YOUR OBJECTIVE
Write out the listing below exactly, and omit any images you find in it.

DATASET CONTENT
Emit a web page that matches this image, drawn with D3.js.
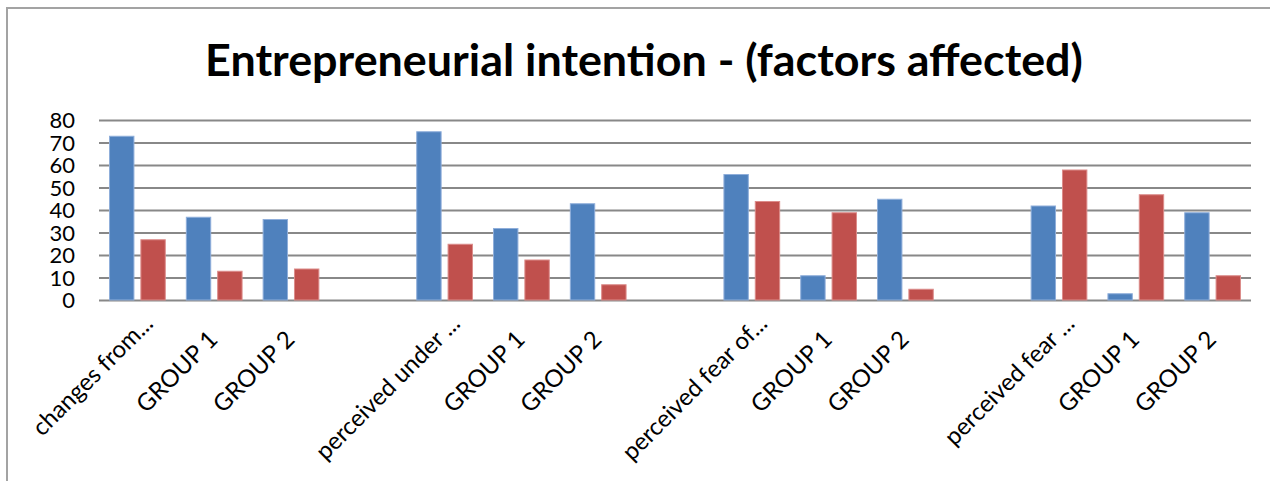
<!DOCTYPE html>
<html>
<head>
<meta charset="utf-8">
<script src="https://cdn.jsdelivr.net/npm/d3@7"></script>
<style>
  html, body { margin: 0; padding: 0; background: #ffffff; }
  svg { display: block; }
  text { font-family: Lato, "Open Sans", "Liberation Sans", sans-serif; fill: #000; }
</style>
</head>
<body>
<svg id="chart" width="1270" height="481"></svg>
<script>
// Category labels along the x axis (blank slots separate the four blocks)
const categories = [
  "changes from...", "GROUP 1", "GROUP 2", "",
  "perceived under ...", "GROUP 1", "GROUP 2", "",
  "perceived fear of...", "GROUP 1", "GROUP 2", "",
  "perceived fear ...", "GROUP 1", "GROUP 2"
];
// First series (blue) and second series (red); null = empty slot
const seriesA = [73, 37, 36, null, 75, 32, 43, null, 56, 11, 45, null, 42, 3, 39];
const seriesB = [27, 13, 14, null, 25, 18, 7, null, 44, 39, 5, null, 58, 47, 11];
const seriesNames = ["A", "B"];
const seriesColors = ["#4F81BD", "#C0504D"];
const seriesEdges = ["#8FAEDA", "#DC8C8A"];
const yTicks = [0, 10, 20, 30, 40, 50, 60, 70, 80];
const titleText = "Entrepreneurial intention - (factors affected)";

const svg = d3.select("#chart");

// Outer chart frame (continues past the right and bottom edges)
svg.append("rect")
  .attr("x", 7).attr("y", 8)
  .attr("width", 1400).attr("height", 600)
  .attr("fill", "#fff")
  .attr("stroke", "#a3a3a3").attr("stroke-width", 2);

const plot = { left: 99, right: 1251, top: 120, bottom: 300 };

const x = d3.scaleBand()
  .domain(d3.range(categories.length))
  .range([plot.left, plot.right])
  .paddingInner(0).paddingOuter(0);

const xs = d3.scaleBand()
  .domain(seriesNames)
  .range([0, x.bandwidth()])
  .paddingInner(0.19)
  .paddingOuter(0.32);

const y = d3.scaleLinear().domain([0, 80]).range([plot.bottom, plot.top]);

// Horizontal gridlines and value labels via a left axis
const yAxis = d3.axisLeft(y)
  .tickValues(yTicks)
  .tickSize(-(plot.right - plot.left))
  .tickPadding(24)
  .tickFormat(d3.format("d"));

const gy = svg.append("g")
  .attr("transform", `translate(${plot.left},0)`)
  .call(yAxis);
gy.select(".domain").remove();
gy.selectAll(".tick line")
  .attr("stroke", "#888888").attr("stroke-width", 2);
gy.selectAll(".tick text")
  .style("font-size", "22px")
  .attr("dy", "0.36em");

// Bars
const rows = categories.map((c, i) => ({ i, values: [seriesA[i], seriesB[i]] }));
const groups = svg.append("g").selectAll("g")
  .data(rows)
  .join("g")
  .attr("transform", d => `translate(${x(d.i)},0)`);

groups.selectAll("rect")
  .data(d => d.values.map((v, k) => ({ v, k })).filter(e => e.v != null))
  .join("rect")
  .attr("x", e => xs(seriesNames[e.k]) + 0.5)
  .attr("y", e => y(e.v) + 0.5)
  .attr("width", xs.bandwidth() - 1)
  .attr("height", e => y(0) - y(e.v) - 0.5)
  .attr("fill", e => seriesColors[e.k])
  .attr("stroke", e => seriesEdges[e.k])
  .attr("stroke-width", 1);

// Rotated category labels
svg.append("g").selectAll("text")
  .data(categories.map((c, i) => ({ c, i })).filter(d => d.c !== ""))
  .join("text")
  .attr("text-anchor", "end")
  .style("font-size", "24px")
  .attr("transform", d => {
    const cx = x(d.i) + x.bandwidth() / 2;
    const long = d.c.indexOf("...") >= 0;
    const ax = cx + (long ? 17 : 5);
    const ay = long ? 325 : 341;
    return `translate(${ax},${ay}) rotate(-45)`;
  })
  .text(d => d.c);

// Title, sized to its span across the frame
const title = svg.append("text")
  .attr("x", 644).attr("y", 76)
  .attr("text-anchor", "middle")
  .style("font-weight", "bold")
  .style("font-size", "40px")
  .text(titleText);
const w = title.node().getComputedTextLength();
title.style("font-size", (40 * 878 / w).toFixed(2) + "px");
</script>
</body>
</html>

RESULT BELOW
Emit a web page that matches this image, drawn with D3.js.
<!DOCTYPE html>
<html>
<head>
<meta charset="utf-8">
<script src="https://cdn.jsdelivr.net/npm/d3@7"></script>
<style>
  html, body { margin: 0; padding: 0; background: #ffffff; }
  svg { display: block; }
  text { font-family: Lato, "Open Sans", "Liberation Sans", sans-serif; fill: #000; }
</style>
</head>
<body>
<svg id="chart" width="1270" height="481"></svg>
<script>
// Category labels along the x axis (blank slots separate the four blocks)
const categories = [
  "changes from...", "GROUP 1", "GROUP 2", "",
  "perceived under ...", "GROUP 1", "GROUP 2", "",
  "perceived fear of...", "GROUP 1", "GROUP 2", "",
  "perceived fear ...", "GROUP 1", "GROUP 2"
];
// First series (blue) and second series (red); null = empty slot
const seriesA = [73, 37, 36, null, 75, 32, 43, null, 56, 11, 45, null, 42, 3, 39];
const seriesB = [27, 13, 14, null, 25, 18, 7, null, 44, 39, 5, null, 58, 47, 11];
const seriesNames = ["A", "B"];
const seriesColors = ["#4F81BD", "#C0504D"];
const seriesEdges = ["#8FAEDA", "#DC8C8A"];
const yTicks = [0, 10, 20, 30, 40, 50, 60, 70, 80];
const titleText = "Entrepreneurial intention - (factors affected)";

const svg = d3.select("#chart");

// Outer chart frame (continues past the right and bottom edges)
svg.append("rect")
  .attr("x", 7).attr("y", 8)
  .attr("width", 1400).attr("height", 600)
  .attr("fill", "#fff")
  .attr("stroke", "#a3a3a3").attr("stroke-width", 2);

const plot = { left: 99, right: 1251, top: 120, bottom: 300 };

const x = d3.scaleBand()
  .domain(d3.range(categories.length))
  .range([plot.left, plot.right])
  .paddingInner(0).paddingOuter(0);

const xs = d3.scaleBand()
  .domain(seriesNames)
  .range([0, x.bandwidth()])
  .paddingInner(0.19)
  .paddingOuter(0.32);

const y = d3.scaleLinear().domain([0, 80]).range([plot.bottom, plot.top]);

// Horizontal gridlines and value labels via a left axis
const yAxis = d3.axisLeft(y)
  .tickValues(yTicks)
  .tickSize(-(plot.right - plot.left))
  .tickPadding(24)
  .tickFormat(d3.format("d"));

const gy = svg.append("g")
  .attr("transform", `translate(${plot.left},0)`)
  .call(yAxis);
gy.select(".domain").remove();
gy.selectAll(".tick line")
  .attr("stroke", "#888888").attr("stroke-width", 2);
gy.selectAll(".tick text")
  .style("font-size", "22px")
  .attr("dy", "0.36em");

// Bars
const rows = categories.map((c, i) => ({ i, values: [seriesA[i], seriesB[i]] }));
const groups = svg.append("g").selectAll("g")
  .data(rows)
  .join("g")
  .attr("transform", d => `translate(${x(d.i)},0)`);

groups.selectAll("rect")
  .data(d => d.values.map((v, k) => ({ v, k })).filter(e => e.v != null))
  .join("rect")
  .attr("x", e => xs(seriesNames[e.k]) + 0.5)
  .attr("y", e => y(e.v) + 0.5)
  .attr("width", xs.bandwidth() - 1)
  .attr("height", e => y(0) - y(e.v) - 0.5)
  .attr("fill", e => seriesColors[e.k])
  .attr("stroke", e => seriesEdges[e.k])
  .attr("stroke-width", 1);

// Rotated category labels
svg.append("g").selectAll("text")
  .data(categories.map((c, i) => ({ c, i })).filter(d => d.c !== ""))
  .join("text")
  .attr("text-anchor", "end")
  .style("font-size", "24px")
  .attr("transform", d => {
    const cx = x(d.i) + x.bandwidth() / 2;
    const long = d.c.indexOf("...") >= 0;
    const ax = cx + (long ? 17 : 5);
    const ay = long ? 325 : 341;
    return `translate(${ax},${ay}) rotate(-45)`;
  })
  .text(d => d.c);

// Title, sized to its span across the frame
const title = svg.append("text")
  .attr("x", 644).attr("y", 76)
  .attr("text-anchor", "middle")
  .style("font-weight", "bold")
  .style("font-size", "40px")
  .text(titleText);
const w = title.node().getComputedTextLength();
title.style("font-size", (40 * 878 / w).toFixed(2) + "px");
</script>
</body>
</html>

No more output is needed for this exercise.